At age 23, Gomes moved abroad for the first time, joining Spanish club CD Getafe. In her lone season with Getafe, she recorded 13 appearances and 7 goals. On 29 July 2021, Gomes moved to fellow Spanish team CD Badajoz, signing a one-year contract with the club. She went on to score 3 goals across 24 games, helping Badajoz secure promotion to the Spanish second division. However, Badajoz would later announce the dissolution of its women's first-team before such promotion occurred due to financial constraints.
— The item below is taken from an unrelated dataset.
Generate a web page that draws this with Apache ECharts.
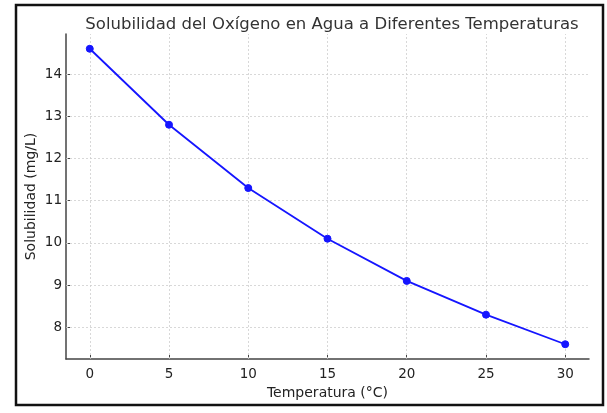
<!DOCTYPE html>
<html>
<head>
<meta charset="utf-8">
<script src="https://cdn.jsdelivr.net/npm/echarts@6/dist/echarts.min.js"></script>
<style>
  html, body { margin: 0; padding: 0; background: #fff; }
  #chart { width: 607px; height: 413px; }
</style>
</head>
<body>
<div id="chart"></div>
<script>
// datos
const temperatures = [0, 5, 10, 15, 20, 25, 30]
const solubility = [14.6, 12.8, 11.3, 10.1, 9.1, 8.3, 7.6]
const yTicks = [8, 9, 10, 11, 12, 13, 14]

const chart = echarts.init(document.getElementById('chart'))

const font = 'DejaVu Sans'
const blue = '#1515ff'

chart.setOption({
  animation: false,
  backgroundColor: '#fff',
  textStyle: { fontFamily: font },
  title: {
    text: 'Solubilidad del Oxígeno en Agua a Diferentes Temperaturas',
    left: 327,
    top: 11,
    textAlign: 'center',
    textStyle: { fontFamily: font, fontSize: 16.5, fontWeight: 'normal', color: '#333' },
  },
  graphic: [
    {
      type: 'rect',
      shape: { x: 16, y: 5, width: 587, height: 400 },
      style: { fill: 'none', stroke: '#111', lineWidth: 2.5 },
      silent: true,
    },
  ],
  grid: { left: 66, right: 18, top: 34, bottom: 54 },
  xAxis: {
    type: 'value',
    min: -1.5,
    max: 31.5,
    name: 'Temperatura (°C)',
    nameLocation: 'middle',
    nameGap: 21,
    nameTextStyle: { fontSize: 14, color: '#222', fontFamily: font },
    axisLine: { onZero: false, lineStyle: { color: '#444', width: 1.5 } },
    axisTick: { show: true, inside: true, length: 4, customValues: temperatures, lineStyle: { color: '#444' } },
    axisLabel: {
      fontSize: 13.5,
      color: '#222',
      margin: 8,
      customValues: temperatures,
    },
    splitLine: { show: false },
  },
  yAxis: {
    type: 'value',
    min: 7.25,
    max: 14.95,
    name: 'Solubilidad (mg/L)',
    nameLocation: 'middle',
    nameGap: 28,
    nameMoveOverlap: false,
    nameTextStyle: { fontSize: 14, color: '#222', fontFamily: font },
    axisLine: { show: true, onZero: false, lineStyle: { color: '#444', width: 1.5 } },
    axisTick: { show: true, inside: true, length: 4, customValues: yTicks, lineStyle: { color: '#444' } },
    axisLabel: {
      fontSize: 13.5,
      color: '#222',
      margin: 4,
      customValues: yTicks,
    },
    splitLine: { show: false },
  },
  series: [
    {
      // cuadrícula
      type: 'line',
      data: [],
      markLine: {
        silent: true,
        symbol: 'none',
        label: { show: false },
        lineStyle: { color: '#cfcfcf', type: [2, 2], width: 0.8 },
        data: temperatures.map(t => ({ xAxis: t })).concat(
          yTicks.map(v => ({ yAxis: v })),
        ),
      },
    },
    {
      type: 'line',
      z: 5,
      data: temperatures.map((t, i) => [t, solubility[i]]),
      symbol: 'circle',
      symbolSize: 7,
      lineStyle: { color: blue, width: 1.8 },
      itemStyle: { color: blue, borderColor: blue, borderWidth: 1 },
    },
  ],
})
</script>
</body>
</html>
=== Clube de Albergaria ===
Gomes then moved to Portugal, where she signed for Campeonato Nacional Feminino side Clube de Albergaria. In December 2022, she was a prominent figure in Albergaria's fight to evade relegation, scoring 3 goals in 2 matches. She continued to find offensive success into the second half of the season, leading the team in goals before teammate Samara Lino rivaled her tally in March 2023. On 22 July 2023, Clube de Albergaria announced the departure of Gomes at the conclusion of the season. Gomes had registered 9 goals in 25 matches in her single season at Albergaria, as well as multiple Player of the Match honors.

=== Cruz Azul ===
In July 2023, Gomes signed for Mexican Liga MX Femenil club Cruz Azul. She helped Cruz Azul get off to a fast start in the 2023 Apertura, recording three goals (two of which came in a single match) in the team's first three games to help Cruz Azul start the tournament with a trio of victories. It marked Cruz Azul's most successful opening start to a campaign since 2019. Gomes went on to score 5 more goals for Cruz Azul, finishing the 2023–24 season with a total of 8. The following season, she made 14 appearances (6 starts) and scored 4 times. She departed from Cruz Azul in May 2024.

=== Fort Lauderdale United ===
On 24 June 2024, American club Fort Lauderdale United FC announced that they had signed Gomes ahead of the USL Super League's inaugural season of play. Gomes made her Super League debut on 19 October 2024, coming on as a substitute in a 2–1 loss to Lexington SC. After making 6 appearances (2 starts) for Fort Lauderdale, Gomes parted ways with the club in March 2025.

=== CSKA Moscow ===
Russian Women's Football Championship club CSKA Moscow signed Gomes on 21 March 2025.